The coefficient of 3.6534 means that as the RM variable increases by 1, the predicted value of MDEV increases by 3.6534. A few other important values are the R-squared — the percentage of variance our model explains; the standard error (is the standard deviation of the sampling distribution of a statistic, most commonly of the mean); the t scores and p-values, for hypothesis test — the RM has statistically significant p-value; there is a 95% confidence intervals for the RM (meaning we predict at a 95% percent confidence that the value of RM is between 3.548 to 3.759).

---



## Simple OLS with constant (intercept/bias)

In [None]:
X = df["RM"] ## X usually means our input variables (or independent variables)
y = target["MEDV"] ## Y usually means our output/dependent variable
X = sm.add_constant(X) ## let's add an intercept (beta_0) to our model

# Note the difference in argument order
model = sm.OLS(y, X).fit() ## sm.OLS(output, input)
predictions = model.predict(X)

# Print out the statistics
model.summary()

**Interpreting the Table** — 

---

With the constant term the coefficients are  different. Without a constant we are forcing our model to go through the origin, but now we have a y-intercept at -34.67. We also changed the slope of the RM predictor from 3.634 to 9.1021.

## Multiple Regression

In [None]:
X = df[["RM", "LSTAT"]]
X

In [None]:
import pandas as pd
import seaborn as sns
X = df[["RM", "LSTAT"]]
y = target["MEDV"]
# one dataframe to for visualisation
df2=X.assign(MEDV=y)


sns.pairplot(df2,diag_kind = 'kde')
plt.show()

In [None]:
# Multiple Regression
X = df[["RM", "LSTAT"]]
X = sm.add_constant(X)
y = target["MEDV"]
model = sm.OLS(y, X).fit()
predictions = model.predict(X)
model.summary()

**Interpreting the Output** — We can see here 

---

that this model has a much higher R-squared value — 0.639, meaning that this model explains 63.9% of the variance in our dependent variable. Whenever we add variables to a regression model, R² will be higher. We can see that both RM and LSTAT are statistically significant in predicting (or estimating) the median house value; not surprisingly , we see that as RM increases by 1, MEDV will increase by 5.0948 and when LSTAT increases by 1, MEDV will decrease by -0.6424. As you may remember, LSTAT is the percentage of lower status of the population, and unfortunately we can expect that it will lower the median value of houses. With this same logic, the more rooms in a house, usually the higher its value will be.

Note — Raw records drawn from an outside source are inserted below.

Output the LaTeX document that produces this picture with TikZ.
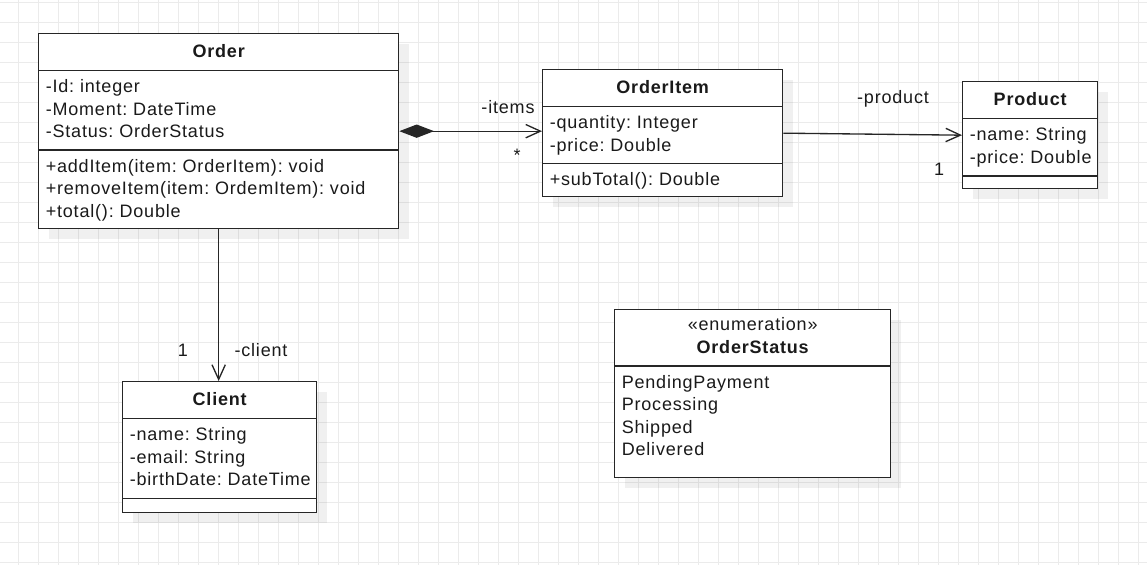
\documentclass[tikz,border=0pt]{standalone}
\usepackage{fontspec}
\setmainfont{Liberation Sans}[LetterSpace=4.5]
\usepackage{tikz}
\usetikzlibrary{calc, arrows.meta, shadows}
\definecolor{umlline}{HTML}{262626}
\definecolor{umltext}{HTML}{1A1A1A}
\definecolor{gridgray}{HTML}{EBEBEB}
\newcommand{\umlfont}{\fontsize{13.5pt}{16.875pt}\selectfont\frenchspacing}
\tikzstyle{gridline} = [draw=gridgray, line width=0.75pt]
\tikzstyle{umlclass} = [draw=umlline, line width=1pt, fill=white, inner sep=0pt, anchor=north west,
  drop shadow={shadow xshift=7.5pt, shadow yshift=-7.5pt, fill=black, opacity=0.06}]
\tikzstyle{umlsep} = [draw=umlline, line width=1pt]
\tikzstyle{classname} = [inner sep=0pt, font=\umlfont\bfseries, text=umltext]
\tikzstyle{members} = [anchor=north west, inner sep=0pt, align=left, font=\umlfont, text=umltext]
\tikzstyle{role} = [inner sep=0pt, font=\umlfont, text=umltext]
\tikzstyle{assoc} = [draw=umlline, line width=1pt, -{Straight Barb[length=11pt,width=10pt]}]
\tikzstyle{compo} = [draw=umlline, line width=1pt, {Diamond[length=26pt,width=10pt]}-{Straight Barb[length=11pt,width=10pt]}]

\begin{document}
\begin{tikzpicture}[x=0.75pt, y=-0.75pt]
  \useasboundingbox (0,0) rectangle (1147,565);
  % background grid
  \foreach \gx in {18,38,...,1138} \draw[gridline] (\gx,0) -- (\gx,565);
  \foreach \gy in {2,22,...,562} \draw[gridline] (0,\gy) -- (1147,\gy);

  % Order
  \node[umlclass, minimum width=270pt, minimum height=146.25pt] (order) at (38,33) {};
  \draw[umlsep] ($(order.north west)+(0,37.5)$) -- ($(order.north east)+(0,37.5)$);
  \draw[umlsep] ($(order.north west)+(0,117)$) -- ($(order.north east)+(0,117)$);
  \node[classname] (ordername) at ($(order.north)+(0,18.5)$) {Order};
  \node[members] (orderattr) at ($(order.north west)+(7.5,43.5)$)
    {\strut-Id: integer\\-Moment: DateTime\\-Status: OrderStatus};
  \node[members] (ordermeth) at ($(order.north west)+(7.5,123)$)
    {\strut+addItem(item: OrderItem): void\\+removeItem(item: OrdemItem): void\\+total(): Double};

  % OrderItem
  \node[umlclass, minimum width=180pt, minimum height=95.25pt] (orderitem) at (542,69) {};
  \draw[umlsep] ($(orderitem.north west)+(0,37.5)$) -- ($(orderitem.north east)+(0,37.5)$);
  \draw[umlsep] ($(orderitem.north west)+(0,94.5)$) -- ($(orderitem.north east)+(0,94.5)$);
  \node[classname] (orderitemname) at ($(orderitem.north)+(0,18.5)$) {OrderItem};
  \node[members] (orderitemattr) at ($(orderitem.north west)+(7.5,43.5)$)
    {\strut-quantity: Integer\\-price: Double};
  \node[members] (orderitemmeth) at ($(orderitem.north west)+(7.5,100.5)$)
    {\strut+subTotal(): Double};

  % Product
  \node[umlclass, minimum width=101.25pt, minimum height=80.25pt] (product) at (962,81) {};
  \draw[umlsep] ($(product.north west)+(0,37.5)$) -- ($(product.north east)+(0,37.5)$);
  \draw[umlsep] ($(product.north west)+(0,95)$) -- ($(product.north east)+(0,95)$);
  \node[classname] (productname) at ($(product.north)+(0,18.5)$) {Product};
  \node[members] (productattr) at ($(product.north west)+(7.5,43.5)$)
    {\strut-name: String\\-price: Double};

  % Client
  \node[umlclass, minimum width=145.5pt, minimum height=98.25pt] (client) at (122,381) {};
  \draw[umlsep] ($(client.north west)+(0,37.5)$) -- ($(client.north east)+(0,37.5)$);
  \draw[umlsep] ($(client.north west)+(0,117.5)$) -- ($(client.north east)+(0,117.5)$);
  \node[classname] (clientname) at ($(client.north)+(0,18.5)$) {Client};
  \node[members] (clientattr) at ($(client.north west)+(7.5,43.5)$)
    {\strut-name: String\\-email: String\\-birthDate: DateTime};

  % OrderStatus
  \node[umlclass, minimum width=207pt, minimum height=126pt] (orderstatus) at (614,309) {};
  \draw[umlsep] ($(orderstatus.north west)+(0,57)$) -- ($(orderstatus.north east)+(0,57)$);
  \node[role, anchor=base] (stereotype) at ($(orderstatus.north)+(0,21)$) {«enumeration»};
  \node[classname, anchor=base] (orderstatusname) at ($(orderstatus.north)+(0,44.3)$) {OrderStatus};
  \node[members] (orderstatusvals) at ($(orderstatus.north west)+(7.5,63)$)
    {\strut PendingPayment\\Processing\\Shipped\\Delivered};

  % associations
  \draw[compo] (order.east) -- (order.east -| orderitem.west);
  \draw[assoc] (orderitem.east) -- (product.west);
  \draw[assoc] (order.south) -- (order.south |- client.north);

  \node[role] (itemsrole) at (508,107) {-items};
  \node[role] (itemsmult) at (517,155) {*};
  \node[role] (productrole) at (893,99) {-product};
  \node[role] (productmult) at (939,169) {1};
  \node[role] (clientmult) at (183,350) {1};
  \node[role] (clientrole) at (261,350) {-client};
\end{tikzpicture}
\end{document}
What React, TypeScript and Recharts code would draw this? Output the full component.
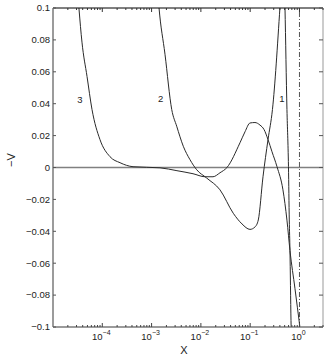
import {
  ComposedChart,
  Line,
  XAxis,
  YAxis,
  ReferenceLine,
  ReferenceDot,
} from "recharts";

// curve 1: the steep one just left of x = 1
const curve1X = [0.504, 0.508, 0.557, 0.598, 0.621, 0.641, 0.673, 0.679];
const curve1Y = [0.1057, 0.1006, 0.0364, 0.0005, -0.0329, -0.052, -0.096, -0.102];

// curve 2
const curve2X = [
  1.38e-3, 1.41e-3, 1.87e-3, 2.56e-3, 3.23e-3, 4.4e-3, 6.01e-3, 8.22e-3,
  0.0131, 0.0244, 0.0454, 0.0683, 0.0991, 0.125, 0.146, 0.182, 0.23, 0.283,
  0.402, 0.412,
];
const curve2Y = [
  0.104, 0.1006, 0.071, 0.0364, 0.0259, 0.0133, 0.0049, -0.0014, -0.0066,
  -0.014, -0.0287, -0.0354, -0.0388, -0.0373, -0.0329, -0.0058, 0.0175,
  0.0364, 0.1006, 0.1057,
];

// curve 3
const curve3X = [
  3.14e-5, 3.37e-5, 3.87e-5, 4.9e-5, 6.18e-5, 8.97e-5, 1.43e-4, 2.29e-4,
  4.2e-4, 1.48e-3, 3.27e-3, 6.92e-3, 0.0121, 0.0176, 0.0244, 0.0338, 0.0621,
  0.0785, 0.0991, 0.125, 0.158, 0.191, 0.23, 0.277, 0.35, 0.462, 0.557,
  0.641, 0.811, 1.02, 1.07,
];
const curve3Y = [
  0.112, 0.0994, 0.0786, 0.0571, 0.0364, 0.0175, 0.0068, 0.003, 0.0005,
  -0.0002, -0.002, -0.0039, -0.0058, -0.0058, -0.0033, 0.0, 0.0155, 0.0224,
  0.0279, 0.0282, 0.0266, 0.0238, 0.0175, 0.0099, 0.0005, -0.014, -0.033,
  -0.052, -0.076, -0.1, -0.105,
];

const curveNames = ["1", "2", "3"];
const nameX = [0.442, 1.53e-3, 3.53e-5];
const nameY = [0.0433, 0.0433, 0.0422];

const majorX = [1e-4, 1e-3, 1e-2, 1e-1, 1];
const majorExp = ["\u22124", "\u22123", "\u22122", "\u22121", "0"];
const minorX = [
  2e-5, 3e-5, 4e-5, 5e-5, 6e-5, 7e-5, 8e-5, 9e-5,
  2e-4, 3e-4, 4e-4, 5e-4, 6e-4, 7e-4, 8e-4, 9e-4,
  2e-3, 3e-3, 4e-3, 5e-3, 6e-3, 7e-3, 8e-3, 9e-3,
  2e-2, 3e-2, 4e-2, 5e-2, 6e-2, 7e-2, 8e-2, 9e-2,
  0.2, 0.3, 0.4, 0.5, 0.6, 0.7, 0.8, 0.9,
  2, 3,
];
const yTicks = [-0.1, -0.08, -0.06, -0.04, -0.02, 0, 0.02, 0.04, 0.06, 0.08, 0.1];
const yTickLabels = [
  "\u22120.1", "\u22120.08", "\u22120.06", "\u22120.04", "\u22120.02", "0",
  "0.02", "0.04", "0.06", "0.08", "0.1",
];

const toPoints = (xs: number[], ys: number[]) =>
  xs.map((x, i) => ({ x, y: ys[i] }));

const FONT = "'Liberation Sans', Arial, sans-serif";
const xTicks = [...majorX, ...minorX].sort((a, b) => a - b);

function BottomTick({ x, y, payload }: any) {
  const i = majorX.indexOf(payload.value);
  const major = i >= 0;
  return (
    <g>
      <line x1={x} x2={x} y1={y} y2={y - (major ? 4 : 2)} stroke="#444" />
      {major && (
        <text x={x - 1} y={y + 13} fontSize={9.5} fontFamily={FONT} fill="#222" textAnchor="middle">
          10
          <tspan dy={-5} fontSize={7}>{majorExp[i]}</tspan>
        </text>
      )}
    </g>
  );
}

function TopTick({ x, y, payload }: any) {
  const major = majorX.includes(payload.value);
  return <line x1={x} x2={x} y1={y} y2={y + (major ? 4 : 2)} stroke="#333" />;
}

function LeftTick({ x, y, payload }: any) {
  const i = yTicks.indexOf(payload.value);
  return (
    <g>
      <line x1={x} x2={x + 3} y1={y} y2={y} stroke="#555" />
      <text x={x - 3} y={y} dy={3.3} fontSize={9.5} fontFamily={FONT} fill="#222" textAnchor="end">
        {yTickLabels[i]}
      </text>
    </g>
  );
}

function RightTick({ x, y }: any) {
  return <line x1={x} x2={x - 4} y1={y} y2={y} stroke="#555" />;
}

export default function App() {
  const series = [
    toPoints(curve1X, curve1Y),
    toPoints(curve2X, curve2Y),
    toPoints(curve3X, curve3Y),
  ];

  return (
    <div style={{ position: "absolute", left: 0, top: 0, background: "#fff" }}>
      <ComposedChart
        width={327}
        height={359}
        margin={{ top: 7, right: 3, left: 52, bottom: 31 }}
      >
        <XAxis
          xAxisId="b"
          dataKey="x"
          type="number"
          scale="log"
          domain={[1e-5, 3]}
          allowDataOverflow
          ticks={xTicks}
          interval={0}
          height={1}
          tickSize={0}
          tickMargin={0}
          tickLine={false}
          tick={<BottomTick />}
          axisLine={{ stroke: "#7a7a7a", strokeWidth: 1.5 }}
        />
        <XAxis
          xAxisId="t"
          orientation="top"
          dataKey="x"
          type="number"
          scale="log"
          domain={[1e-5, 3]}
          allowDataOverflow
          ticks={xTicks}
          interval={0}
          height={1}
          tickSize={0}
          tickMargin={0}
          tickLine={false}
          tick={<TopTick />}
          axisLine={{ stroke: "#000", strokeWidth: 1 }}
        />
        <YAxis
          yAxisId="l"
          type="number"
          domain={[-0.1, 0.1]}
          allowDataOverflow
          ticks={yTicks}
          interval={0}
          width={1}
          tickSize={0}
          tickMargin={0}
          tickLine={false}
          tick={<LeftTick />}
          axisLine={{ stroke: "#7a7a7a", strokeWidth: 1.5 }}
        />
        <YAxis
          yAxisId="r"
          orientation="right"
          type="number"
          domain={[-0.1, 0.1]}
          allowDataOverflow
          ticks={yTicks}
          interval={0}
          width={1}
          tickSize={0}
          tickMargin={0}
          tickLine={false}
          tick={<RightTick />}
          axisLine={{ stroke: "#999", strokeWidth: 1 }}
        />

        <ReferenceLine xAxisId="b" yAxisId="l" y={0} stroke="#808080" strokeWidth={1.5} />
        <ReferenceLine
          xAxisId="b"
          yAxisId="l"
          x={1}
          stroke="#555"
          strokeDasharray="5 2 1 2"
        />

        {series.map((data, i) => (
          <Line
            key={curveNames[i]}
            xAxisId="b"
            yAxisId="l"
            data={data}
            dataKey="y"
            type="monotone"
            stroke="#2a2a2a"
            strokeWidth={1}
            dot={false}
            activeDot={false}
            isAnimationActive={false}
          />
        ))}

        {curveNames.map((name, i) => (
          <ReferenceDot
            key={"lbl" + name}
            xAxisId="b"
            yAxisId="l"
            x={nameX[i]}
            y={nameY[i]}
            r={0}
            fill="none"
            stroke="none"
            label={({ viewBox }: any) => (
              <text
                x={viewBox.x + viewBox.width / 2}
                y={viewBox.y + viewBox.height / 2}
                dy={3.3}
                textAnchor="middle"
                fontSize={9.5}
                fontFamily={FONT}
                fill="#222"
              >
                {name}
              </text>
            )}
          />
        ))}

        <text
          x={11}
          y={160}
          transform="rotate(-90 11 160)"
          textAnchor="middle"
          dominantBaseline="central"
          fontSize={11}
          fontFamily={FONT}
          fill="#222"
        >
          {"\u2212V"}
        </text>
        <text
          x={184}
          y={354}
          textAnchor="middle"
          fontSize={11}
          fontFamily={FONT}
          fill="#222"
        >
          X
        </text>
      </ComposedChart>
    </div>
  );
}
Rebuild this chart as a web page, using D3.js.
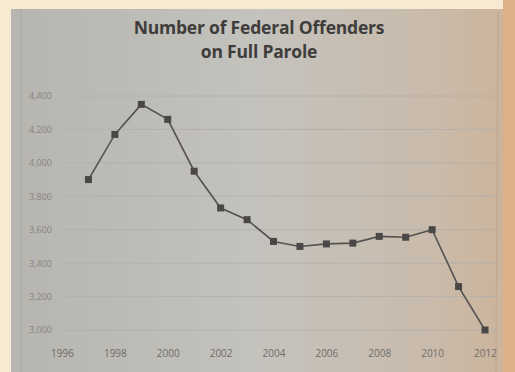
<!DOCTYPE html>
<html><head><meta charset="utf-8">
<script src="https://cdn.jsdelivr.net/npm/d3@7"></script>
<style>html,body{margin:0;padding:0;background:#f6ebd2;}svg{display:block;}</style>
</head><body>
<script>
const years = [1997,1998,1999,2000,2001,2002,2003,2004,2005,2006,2007,2008,2009,2010,2011,2012];
const offenders = [3900,4170,4350,4260,3950,3730,3660,3530,3500,3515,3520,3560,3555,3600,3260,3000];
const yTicks = [3000,3200,3400,3600,3800,4000,4200,4400];
const xTicks = [1996,1998,2000,2002,2004,2006,2008,2010,2012];
const titleLines = ["Number of Federal Offenders","on Full Parole"];

const W=515,H=372;
const svg=d3.select("body").append("svg").attr("width",W).attr("height",H);
const defs=svg.append("defs");
const g1=defs.append("linearGradient").attr("id","page").attr("x1","0").attr("x2","1").attr("y1","0").attr("y2","0");
g1.append("stop").attr("offset","0").attr("stop-color","#b6b5b0");
g1.append("stop").attr("offset","0.5").attr("stop-color","#c4c2bd");
g1.append("stop").attr("offset","0.85").attr("stop-color","#c9bbab");
g1.append("stop").attr("offset","1").attr("stop-color","#ccb49c");
svg.append("rect").attr("x",0).attr("y",0).attr("width",W).attr("height",H).attr("fill","#f6ebd2");
svg.append("rect").attr("x",503).attr("y",0).attr("width",12).attr("height",H).attr("fill","#dcb189");
svg.append("rect").attr("x",11).attr("y",9).attr("width",492).attr("height",H-9).attr("fill","url(#page)");
// faint chart frame
svg.append("line").attr("x1",21).attr("x2",21).attr("y1",9).attr("y2",H).attr("stroke","#a9a8a3").attr("stroke-width",1.5).attr("opacity",0.6);
svg.append("line").attr("x1",498).attr("x2",496).attr("y1",12).attr("y2",H).attr("stroke","#b9a38d").attr("stroke-width",1).attr("opacity",0.7);

const x=d3.scaleLinear().domain([1996,2012]).range([62,485]);
const y=d3.scaleLinear().domain([3000,4400]).range([330,96]);

// gridlines
svg.append("g").selectAll("line").data(yTicks).join("line")
  .attr("x1",60).attr("x2",497).attr("y1",d=>y(d)).attr("y2",d=>y(d))
  .attr("stroke","#b2b0ab").attr("stroke-width",1).attr("opacity",0.8);

// y axis labels
const yAxis=d3.axisLeft(y).tickValues(yTicks).tickSize(0).tickPadding(0).tickFormat(d3.format(","));
const ya=svg.append("g").attr("transform","translate(52,0)").call(yAxis);
ya.select(".domain").remove();
ya.selectAll("text").attr("font-family","Open Sans, sans-serif").attr("font-size",9).attr("fill","#86847f");

// x axis labels
const xAxis=d3.axisBottom(x).tickValues(xTicks).tickSize(0).tickPadding(0).tickFormat(d3.format("d"));
const xa=svg.append("g").attr("transform","translate(0,350)").call(xAxis);
xa.select(".domain").remove();
xa.selectAll("text").attr("font-family","Open Sans, sans-serif").attr("font-size",10).attr("fill","#6f6c68");

// title
svg.append("g").selectAll("text").data(titleLines).join("text")
  .attr("x",259).attr("y",(d,i)=>34+i*24).attr("text-anchor","middle")
  .attr("font-family","Open Sans, sans-serif").attr("font-weight","bold").attr("font-size",17.5)
  .attr("letter-spacing",-0.2)
  .attr("fill","#3e3d3b").text(d=>d);

const data=years.map((yr,i)=>({yr,v:offenders[i]}));
svg.append("path").datum(data)
  .attr("d",d3.line().x(d=>x(d.yr)).y(d=>y(d.v)))
  .attr("fill","none").attr("stroke","#555350").attr("stroke-width",1.6);
svg.append("g").selectAll("rect").data(data).join("rect")
  .attr("x",d=>x(d.yr)-3.5).attr("y",d=>y(d.v)-3.5).attr("width",7).attr("height",7)
  .attr("fill","#4a4846");
</script>
</body></html>
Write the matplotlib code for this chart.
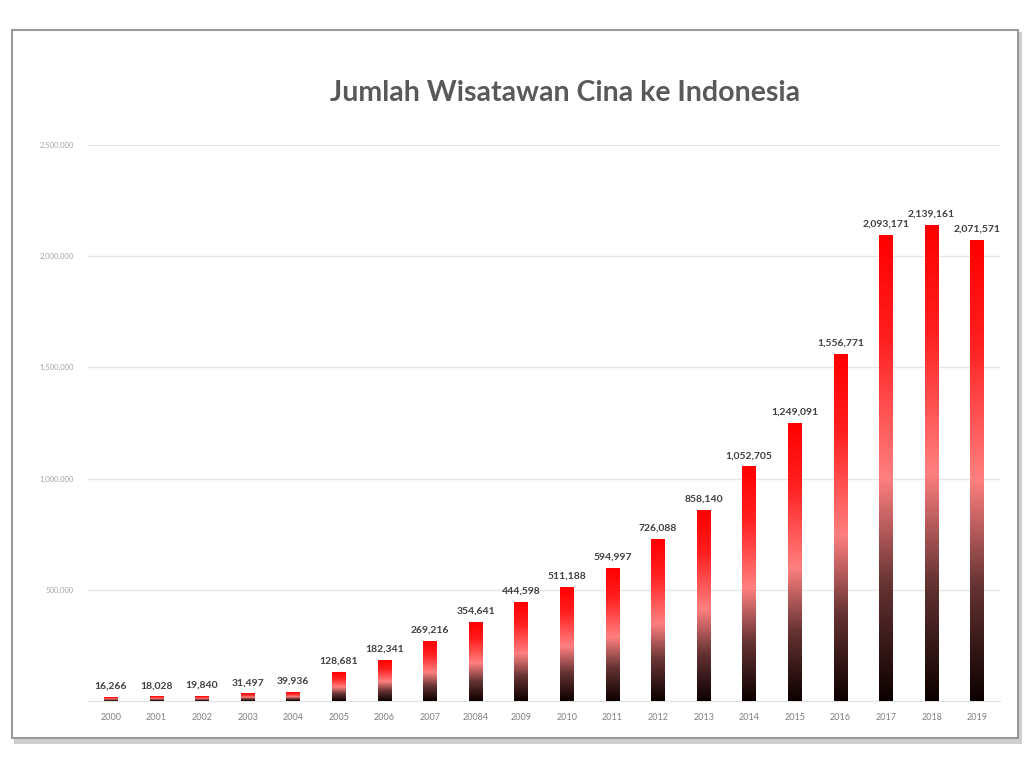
import numpy as np
import matplotlib
matplotlib.use("Agg")
import matplotlib.pyplot as plt
from matplotlib.colors import LinearSegmentedColormap
from matplotlib.patches import Rectangle

plt.rcParams['font.family'] = ['Lato', 'DejaVu Sans']

# data
years = ['2000', '2001', '2002', '2003', '2004', '2005', '2006', '2007', '20084', '2009',
         '2010', '2011', '2012', '2013', '2014', '2015', '2016', '2017', '2018', '2019']
visitors = [16266, 18028, 19840, 31497, 39936, 128681, 182341, 269216, 354641, 444598,
            511188, 594997, 726088, 858140, 1052705, 1249091, 1556771, 2093171, 2139161, 2071571]
yticks = [500000, 1000000, 1500000, 2000000, 2500000]

fig = plt.figure(figsize=(10.24, 7.68), dpi=100)

# framed card with shadow
shadow = Rectangle((14 / 1024, 1 - 744 / 768), 1008 / 1024, 712 / 768, transform=fig.transFigure,
                   facecolor='#b0b0b0', edgecolor='none', alpha=0.6, zorder=-3)
card = Rectangle((12 / 1024, 1 - 738 / 768), 1006 / 1024, 708 / 768, transform=fig.transFigure,
                 facecolor='white', edgecolor='#9a9a9a', linewidth=1.5, zorder=-2)
fig.patches.extend([shadow, card])

ax = fig.add_axes([88 / 1024, 67 / 768, 912 / 1024, 556 / 768])
ax.set_facecolor('none')

x = np.arange(len(years))
bars = ax.bar(x, visitors, width=0.3, color='none', zorder=3)

# per-bar gradient: black at bottom, pale red in the middle, red on top
cmap = LinearSegmentedColormap.from_list('grad', [
    (0.0, (0.05, 0.0, 0.0)),
    (0.25, (0.40, 0.20, 0.20)),
    (0.48, (1.0, 0.50, 0.50)),
    (0.78, (1.0, 0.12, 0.12)),
    (1.0, (1.0, 0.0, 0.0)),
])
grad = np.linspace(1, 0, 256).reshape(-1, 1)
for b in bars:
    x0, w, h = b.get_x(), b.get_width(), b.get_height()
    ax.imshow(grad, cmap=cmap, extent=[x0, x0 + w, 0, h], aspect='auto', zorder=3,
              interpolation='bilinear')

for xi, v in zip(x, visitors):
    ax.text(xi, v + 30000, f'{v:,}', ha='center', va='bottom', fontsize=7.5,
            color='#404040', fontweight='bold', zorder=4)

ax.set_xlim(-0.5, len(years) - 0.5)
ax.set_ylim(0, 2500000)
ax.set_xticks(x)
ax.set_xticklabels(years, fontsize=6.5, color='#7f7f7f')
ax.set_yticks(yticks)
ax.set_yticklabels([f'{t:,}' for t in yticks], fontsize=5.5, color='#a6a6a6')
ax.tick_params(axis='both', length=0)
ax.tick_params(axis='y', pad=10)
ax.tick_params(axis='x', pad=9)
ax.grid(axis='y', color='#e6e6e6', linewidth=1, zorder=0)
ax.set_axisbelow(True)
for s in ['top', 'right', 'left']:
    ax.spines[s].set_visible(False)
ax.spines['bottom'].set_color('#e0e0e0')

fig.text(565 / 1024, 1 - 93 / 768, 'Jumlah Wisatawan Cina ke Indonesia', ha='center', va='center',
         fontsize=20.5, color='#595959', fontweight='bold')

fig.savefig('out.png', dpi=100)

# Linear Regression in SKLearn


In [None]:
from sklearn import linear_model


In [None]:
from sklearn import datasets ## imports datasets from scikit-learn
data = datasets.load_boston() ## loads Boston dataset from datasets library

In [None]:
# define the data/predictors as the pre-set feature names  
df = pd.DataFrame(data.data, columns=data.feature_names)

# Put the target (housing value -- MEDV) in another DataFrame
target = pd.DataFrame(data.target, columns=["MEDV"])

In [None]:
X = df
y = target["MEDV"]

In [None]:
lm = linear_model.LinearRegression()
model = lm.fit(X,y)

In [None]:
predictions = lm.predict(X)  # yhat
print(predictions[0:5])

In [None]:
#R-squared
from sklearn.metrics import r2_score,mean_squared_error
print(r2_score(predictions,y),mean_squared_error(predictions,y))
#lm.score(X,y)

In [None]:
data.feature_names

In [None]:
lm.coef_ # coefficients


In [None]:
lm.intercept_ #Intercept

In [None]:
import matplotlib.pyplot as plt
%matplotlib inline

In [None]:
#Residual plot
plt.scatter(predictions, predictions-y, c='g', s = 40,alpha=.4)
plt.hlines(y=0, xmin=0, xmax=50,alpha=.4)
plt.title('Residual plot')
plt.ylabel('Residual')